-- begin Source excerpt --

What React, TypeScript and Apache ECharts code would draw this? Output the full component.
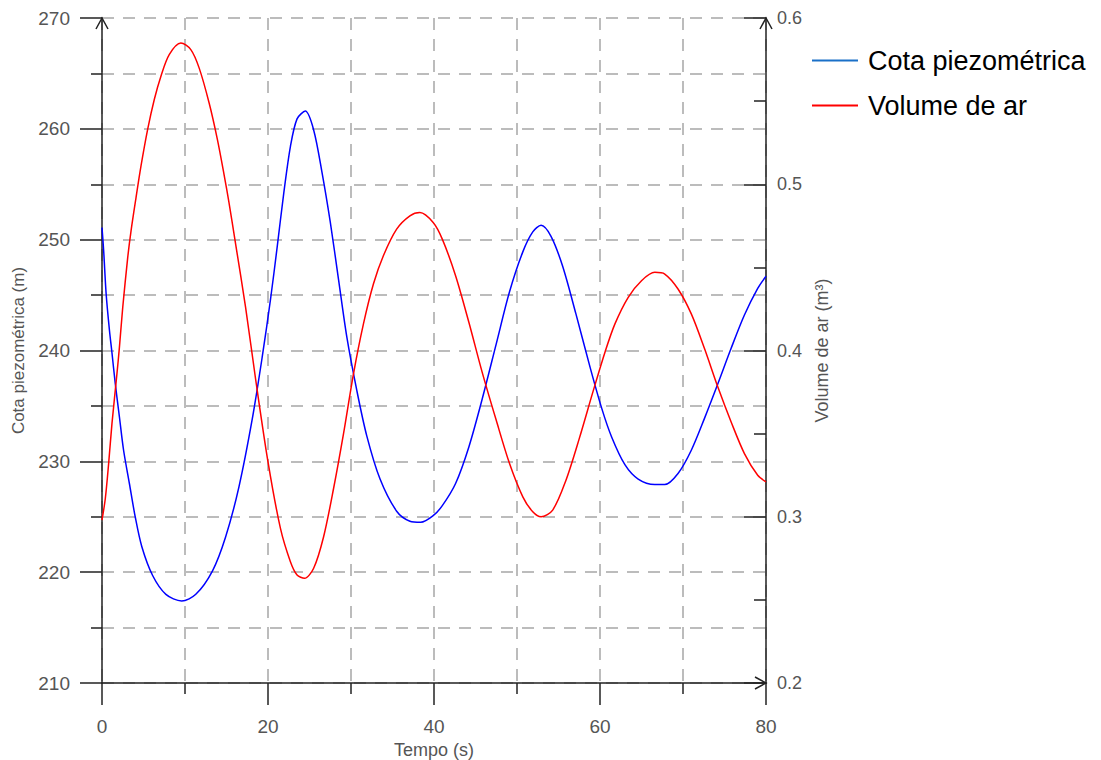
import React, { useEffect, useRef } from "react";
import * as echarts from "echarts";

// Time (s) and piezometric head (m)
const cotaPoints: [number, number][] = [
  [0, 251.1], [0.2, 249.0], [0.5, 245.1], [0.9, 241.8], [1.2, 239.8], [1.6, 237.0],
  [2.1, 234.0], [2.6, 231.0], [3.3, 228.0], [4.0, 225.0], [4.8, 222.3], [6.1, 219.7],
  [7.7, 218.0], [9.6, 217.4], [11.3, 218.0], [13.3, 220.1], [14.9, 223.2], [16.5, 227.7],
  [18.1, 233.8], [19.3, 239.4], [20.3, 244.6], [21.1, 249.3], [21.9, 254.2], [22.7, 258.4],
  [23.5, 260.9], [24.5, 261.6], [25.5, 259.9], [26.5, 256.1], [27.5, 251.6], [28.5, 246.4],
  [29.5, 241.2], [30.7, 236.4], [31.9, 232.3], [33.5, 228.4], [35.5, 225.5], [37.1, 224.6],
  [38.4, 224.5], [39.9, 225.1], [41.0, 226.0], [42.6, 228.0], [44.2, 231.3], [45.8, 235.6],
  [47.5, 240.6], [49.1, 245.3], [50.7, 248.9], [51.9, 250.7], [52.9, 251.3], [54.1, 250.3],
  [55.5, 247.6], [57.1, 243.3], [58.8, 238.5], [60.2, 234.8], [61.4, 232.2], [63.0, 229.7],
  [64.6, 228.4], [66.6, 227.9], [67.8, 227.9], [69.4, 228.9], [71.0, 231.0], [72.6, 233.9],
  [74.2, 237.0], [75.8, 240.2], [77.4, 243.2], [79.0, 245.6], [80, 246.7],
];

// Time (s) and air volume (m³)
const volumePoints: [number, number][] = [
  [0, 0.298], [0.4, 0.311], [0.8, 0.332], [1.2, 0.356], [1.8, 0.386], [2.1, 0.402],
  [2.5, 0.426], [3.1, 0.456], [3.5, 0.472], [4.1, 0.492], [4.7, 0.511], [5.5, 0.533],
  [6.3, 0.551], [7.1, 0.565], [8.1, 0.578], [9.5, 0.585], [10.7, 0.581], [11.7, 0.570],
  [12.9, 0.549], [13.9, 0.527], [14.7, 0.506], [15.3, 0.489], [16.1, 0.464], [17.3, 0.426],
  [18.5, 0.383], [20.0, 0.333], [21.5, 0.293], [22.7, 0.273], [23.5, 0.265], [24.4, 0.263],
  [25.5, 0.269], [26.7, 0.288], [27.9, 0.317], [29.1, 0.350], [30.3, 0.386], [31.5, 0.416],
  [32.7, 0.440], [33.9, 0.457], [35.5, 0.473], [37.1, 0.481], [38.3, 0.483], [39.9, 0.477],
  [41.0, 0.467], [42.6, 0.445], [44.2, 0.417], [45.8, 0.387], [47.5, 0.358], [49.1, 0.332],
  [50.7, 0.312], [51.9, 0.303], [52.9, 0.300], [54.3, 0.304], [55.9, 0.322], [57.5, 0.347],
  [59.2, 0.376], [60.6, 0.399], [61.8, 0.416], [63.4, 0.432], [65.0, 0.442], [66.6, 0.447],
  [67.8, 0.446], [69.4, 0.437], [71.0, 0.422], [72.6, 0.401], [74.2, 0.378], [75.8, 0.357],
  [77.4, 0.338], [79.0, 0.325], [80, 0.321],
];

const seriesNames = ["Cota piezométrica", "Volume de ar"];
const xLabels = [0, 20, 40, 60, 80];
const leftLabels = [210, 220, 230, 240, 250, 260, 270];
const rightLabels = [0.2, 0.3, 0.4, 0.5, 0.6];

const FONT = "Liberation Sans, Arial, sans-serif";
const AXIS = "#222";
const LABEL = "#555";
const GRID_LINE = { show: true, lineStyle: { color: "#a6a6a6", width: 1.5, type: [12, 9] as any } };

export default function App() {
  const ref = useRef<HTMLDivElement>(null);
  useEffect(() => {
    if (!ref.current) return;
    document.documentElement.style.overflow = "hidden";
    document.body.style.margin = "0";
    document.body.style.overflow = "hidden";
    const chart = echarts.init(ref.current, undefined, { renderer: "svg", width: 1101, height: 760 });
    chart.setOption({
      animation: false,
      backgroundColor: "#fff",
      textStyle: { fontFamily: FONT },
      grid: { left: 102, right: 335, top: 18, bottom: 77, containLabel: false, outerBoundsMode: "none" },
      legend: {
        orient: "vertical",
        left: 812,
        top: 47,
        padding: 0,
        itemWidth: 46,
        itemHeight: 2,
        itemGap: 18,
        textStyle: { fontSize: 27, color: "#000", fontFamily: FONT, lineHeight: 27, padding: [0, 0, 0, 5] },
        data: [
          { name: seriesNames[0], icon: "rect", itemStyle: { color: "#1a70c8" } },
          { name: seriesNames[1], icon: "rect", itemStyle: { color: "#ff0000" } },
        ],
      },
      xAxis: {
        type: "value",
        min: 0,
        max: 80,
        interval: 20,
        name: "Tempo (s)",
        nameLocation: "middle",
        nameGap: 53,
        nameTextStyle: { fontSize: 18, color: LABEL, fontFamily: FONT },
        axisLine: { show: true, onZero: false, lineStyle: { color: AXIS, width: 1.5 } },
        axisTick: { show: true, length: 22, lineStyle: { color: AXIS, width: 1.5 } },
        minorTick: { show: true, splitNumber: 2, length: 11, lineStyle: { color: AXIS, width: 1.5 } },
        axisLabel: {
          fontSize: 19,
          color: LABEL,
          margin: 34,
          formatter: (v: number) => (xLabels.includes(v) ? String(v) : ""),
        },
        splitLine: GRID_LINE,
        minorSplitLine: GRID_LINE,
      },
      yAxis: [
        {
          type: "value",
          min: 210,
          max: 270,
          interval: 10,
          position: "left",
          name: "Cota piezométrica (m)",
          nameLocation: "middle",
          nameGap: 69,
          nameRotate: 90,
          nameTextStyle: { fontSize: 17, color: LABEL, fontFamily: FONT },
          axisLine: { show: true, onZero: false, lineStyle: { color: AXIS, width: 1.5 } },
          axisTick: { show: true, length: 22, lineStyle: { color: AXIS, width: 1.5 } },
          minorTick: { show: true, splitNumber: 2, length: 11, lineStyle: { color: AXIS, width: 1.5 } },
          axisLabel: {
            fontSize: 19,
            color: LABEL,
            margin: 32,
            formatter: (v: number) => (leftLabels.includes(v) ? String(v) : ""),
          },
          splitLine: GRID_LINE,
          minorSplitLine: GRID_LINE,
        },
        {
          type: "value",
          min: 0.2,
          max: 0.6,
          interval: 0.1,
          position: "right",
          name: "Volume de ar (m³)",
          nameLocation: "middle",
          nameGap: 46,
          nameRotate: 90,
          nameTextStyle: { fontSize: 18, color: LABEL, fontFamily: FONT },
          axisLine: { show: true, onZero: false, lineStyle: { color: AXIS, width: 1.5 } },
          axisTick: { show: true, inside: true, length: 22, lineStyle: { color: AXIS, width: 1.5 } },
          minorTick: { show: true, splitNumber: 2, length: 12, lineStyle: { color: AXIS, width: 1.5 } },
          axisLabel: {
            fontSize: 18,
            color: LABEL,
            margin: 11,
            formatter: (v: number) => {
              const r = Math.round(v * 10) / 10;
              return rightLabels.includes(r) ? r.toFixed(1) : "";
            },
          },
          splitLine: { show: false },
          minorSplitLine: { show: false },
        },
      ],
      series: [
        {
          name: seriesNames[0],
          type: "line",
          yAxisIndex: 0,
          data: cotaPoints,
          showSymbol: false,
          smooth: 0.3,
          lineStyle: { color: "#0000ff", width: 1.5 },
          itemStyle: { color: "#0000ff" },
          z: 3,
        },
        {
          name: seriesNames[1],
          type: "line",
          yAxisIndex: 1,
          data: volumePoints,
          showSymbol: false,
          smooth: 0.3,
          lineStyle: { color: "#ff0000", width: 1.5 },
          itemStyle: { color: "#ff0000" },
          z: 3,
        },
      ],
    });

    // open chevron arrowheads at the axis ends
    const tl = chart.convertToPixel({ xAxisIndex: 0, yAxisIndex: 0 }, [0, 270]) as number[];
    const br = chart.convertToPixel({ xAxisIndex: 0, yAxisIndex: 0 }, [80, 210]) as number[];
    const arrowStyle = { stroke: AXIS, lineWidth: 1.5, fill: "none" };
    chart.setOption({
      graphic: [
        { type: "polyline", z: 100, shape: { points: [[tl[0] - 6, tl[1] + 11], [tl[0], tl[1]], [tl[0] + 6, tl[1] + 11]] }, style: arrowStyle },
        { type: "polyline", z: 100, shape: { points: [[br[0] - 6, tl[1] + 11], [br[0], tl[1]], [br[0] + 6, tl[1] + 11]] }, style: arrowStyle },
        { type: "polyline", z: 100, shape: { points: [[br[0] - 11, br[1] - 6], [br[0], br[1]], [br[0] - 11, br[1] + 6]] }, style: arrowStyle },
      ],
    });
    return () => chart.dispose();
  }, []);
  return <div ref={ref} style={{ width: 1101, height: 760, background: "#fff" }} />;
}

-- end Source excerpt --

* Your task: Reproduce only the lines from the beginning of the data through the line that contains "import * as", both included, and please drop the pictures.

* Exercise answer:
What React, TypeScript and Apache ECharts code would draw this? Output the full component.
import React, { useEffect, useRef } from "react";
import * as echarts from "echarts";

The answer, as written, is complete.